02/10/2020 di Giuliano Guzzo

Nuovo Codice della Strada. Anche qui entra in campo il diktat Lgbt

Dici Codice della Strada e subito pensi a indicazioni chiare, regole, cartellonistica luminosa, strisce pedonali, stop, limiti di velocità, guida e transito in sicurezza; insomma a quello che a che vedere con la vita di tutti i giorni di chiunque, per lavoro o per svago, si trovi a bordo di un’automobile, una motocicletta, una bici o anche semplicemente a piedi. A quasi nessuno però, pensando la Codice della Strada, verrebbero in mente questioni lontane anni luce come la lotta al sessismo o la promozione dell’identità di genere.

Eppure, nel testo unificato del nuovo Codice della Strada sui cui è al lavoro il nostro Parlamento - e tornato proprio in questi giorni in Commissione Trasporti, a seguito di alcuni rilievi giuridici del Quirinale – le forze di governo hanno pensato bene di infilarci proprio questo; tra le varie norme contenute nelle oltre 100 pagine del testo, infatti, pare esservi quella che, sulle strade come sui mezzi, vieta ogni forma di pubblicità se il messaggio è sessista, violento o propone stereotipi offensivi di genere, lesivi del rispetto delle libertà individuali, dei diritti civili e politici, del credo religioso, dell’appartenenza a gruppi etnici o che siano comunque discriminatori riguardo all’orientamento sessuale.
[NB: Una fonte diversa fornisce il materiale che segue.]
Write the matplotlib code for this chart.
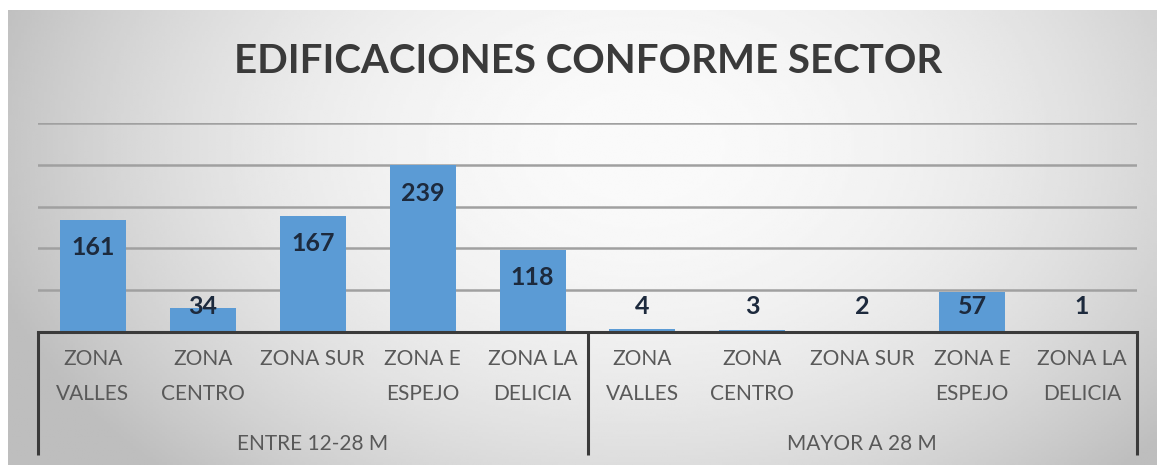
import numpy as np
import matplotlib.pyplot as plt

# datos
grupos = ["ENTRE 12-28 M", "MAYOR A 28 M"]
zonas = ["ZONA\nVALLES", "ZONA\nCENTRO", "ZONA SUR", "ZONA E\nESPEJO", "ZONA LA\nDELICIA"]
entre_12_28 = [161, 34, 167, 239, 118]
mayor_28 = [4, 3, 2, 57, 1]

valores = entre_12_28 + mayor_28
etiquetas = zonas + zonas
x = np.arange(len(valores))

W, H = 1157, 465
fig = plt.figure(figsize=(W / 100, H / 100), dpi=100)
fig.patch.set_facecolor('white')

# fondo gris degradado
bg = fig.add_axes([8 / W, 0, 1 - 8 / W, 455 / H])
gx, gy = np.meshgrid(np.linspace(0, 1, 400), np.linspace(0, 1, 200))
r2 = ((gx - 0.55) / 0.7) ** 2 + ((gy - 0.3) / 1.2) ** 2
grad = np.clip(250 - 85 * r2, 190, 250)
bg.imshow(grad, cmap='gray', vmin=0, vmax=255, aspect='auto')
bg.axis('off')

ax = fig.add_axes([38 / W, 133 / H, 1099 / W, 209 / H])
ax.patch.set_alpha(0)
ax.bar(x, valores, width=0.6, color='#5B9BD5', zorder=3)
ax.set_xlim(-0.5, len(valores) - 0.5)
ax.set_ylim(0, 300)
ax.set_yticks([60, 120, 180, 240, 300])
ax.grid(axis='y', color='#a0a0a0', lw=1.8, zorder=0)
ax.tick_params(left=False, labelleft=False, bottom=False, labelbottom=False)
for s in ['left', 'right', 'top']:
    ax.spines[s].set_visible(False)
ax.spines['bottom'].set_color('#3a3a3a')
ax.spines['bottom'].set_linewidth(2.2)
ax.spines['bottom'].set_zorder(4)

fuente = ['Lato', 'DejaVu Sans']

for i, v in enumerate(valores):
    ax.text(i, max(v - 40, 37), str(v), ha='center', va='center', fontsize=18,
            fontweight='bold', color='#1d2a3d', family=fuente, zorder=5)

tr = ax.get_xaxis_transform()
for i, lab in enumerate(etiquetas):
    ax.text(i, -0.079, lab, transform=tr, ha='center', va='top', fontsize=15,
            color='#595959', family=fuente, linespacing=1.95)

for xv in [-0.5, 4.5, 9.5]:
    ax.plot([xv, xv], [0, -0.589], transform=tr, color='#3a3a3a', lw=2.2,
            clip_on=False, solid_capstyle='butt')

for k, g in enumerate(grupos):
    ax.text(2 + 5 * k, -0.535, g, transform=tr, ha='center', va='center',
            fontsize=15, color='#595959', family=fuente)

fig.text(0.508, 0.867, "EDIFICACIONES CONFORME SECTOR", ha='center', va='center',
         fontsize=29, fontweight='bold', color='#3a3a3a', family=fuente)

fig.savefig('out.png', dpi=100)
Ora, posto che chiaramente nessuno sano di mente è a favore di messaggi sessisti o discriminatori, sarebbe però opportuno definire bene quali esattamente sarebbero i contenuti riconducibili a stereotipi offensivi di genere, lesivi del rispetto delle libertà individuali, dei diritti civili o comunque discriminatori riguardo all’orientamento sessuale. Sì, perché come ormai dovremmo tutti ampiamente sapere, la nebulosità concettuale, la vaghezza, insomma l’indeterminatezza elevata a metodo è proprio uno degli assi della manica della cultura Lgbt per arrivare poi, nei fatti, a censurare l’immagine della famiglia composta da un padre o una madre, l’idea che esistano differenze sessuali tra maschio e femmina e via di questo passo.

Alla luce di questo – e del fatto che a pensar male si fa peccato ma spesso s’indovina, come disse una volta il cardinale Francesco Marchetti Selvaggiani riprendendo una frase papa Pio XI – non vorremmo mai che il nuovo Codice della Strada potesse rivelarsi, con le sue disposizioni, in qualche modo liberticida. Il riferimento è qui, nello specifico, al fatto che esso come già detto non disciplinerà soltanto la cartellonistica stradale ma anche quella sui mezzi. Di qui un dubbio: se io intendessi circolare con, sulle fiancate della mia auto o del mio furgoncino, un inno alla bellezza della famiglia naturale? Che cosa succederebbe, rischierei forse una multa?

Oppure, per fare un esempio ancora più concreto: con il nuovo Codice della Strada – e relativi divieti di stereotipi di genere, sessismo, ecc. -, potrebbe circolare ancora o meno il Bus della Libertà, ovvero il grande pullman arancione contrario all’ideologia gender che, l’ultima volta nel 2018, attraversò l’Italia con un messaggio stranamente giudicato da alcuni violento come «i bambini sono maschi» e  «le bambini sono femmine»? Non correrebbe, questo Bus, il rischio di apparire veicolo di deprecabili stereotipi offensivi di genere? Dal momento che, proprio come l’omofobia e la transfobia che il ddl Zan-Scalfarotto vorrebbe sanzionare (ma che nessuno si è mai preso la briga di definire in modo univoco), anche sul concetto di «stereotipi di genere» si addensa e permane una certa ambiguità, sarebbe opportuno che i nostri politici su questo facessero chiarezza.

Perché se poi, a lato pratico, lo scopo effettivo del nuovo Codice della Strada fosse semplicemente quello di metter il bavaglio alla cultura pro family, ecco, allora tanto vale tenersi quello vecchio per quanto vecchio e superato sia. Tutta la vita.